COFFEE WAS ALL THE TALK in the foyer yesterday morning, 8:20.
“Had my first taste of coffee when I was just a young child.”
I can’t for the life of me recall how it came up, but there I was, well-greeted by the two gentlemen who man the door.
They always look so happy to see me, possible backslider, sporadic attender. (They don’t know I’m at 9:45 the other 3 Sundays of the month.)
They shook my hand and gave me a bulletin.

“Yep, I was just a boy. My mother would pour some over a piece of toast, then sprinkle sugar on top.”

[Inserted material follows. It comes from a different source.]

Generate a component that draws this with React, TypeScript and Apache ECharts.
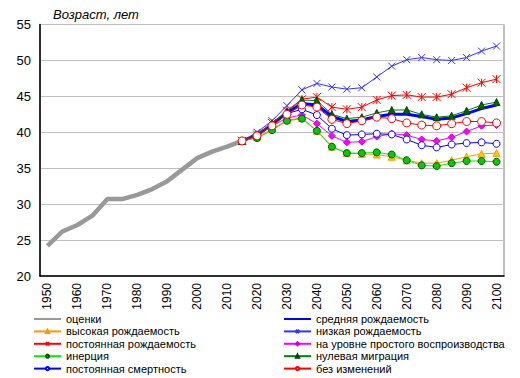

“I take mine straight up. Nothing added,” said the other, dapper in his green sport jacket.
“That was our breakfast sometimes. French toast, so to speak. That’s how poor we were. Didn’t have no syrup, so she poured on coffee and sugared it.”
WHY IS IT these little conversations seem more important to me than almost anything else I hear? Nonsensical perhaps, inconsequential, with no claims for world peace or rescue for the economy or cures for cancer. But by them I am rendered rich and made to feel the luckiest girl in the world. All before 8:30 on a Sunday morning. The real stuff of life.
* * *
The candidates descend on Ohio now and I’m fairly certain nothing I hear will inspire me as much as this minute or two with the church greeters.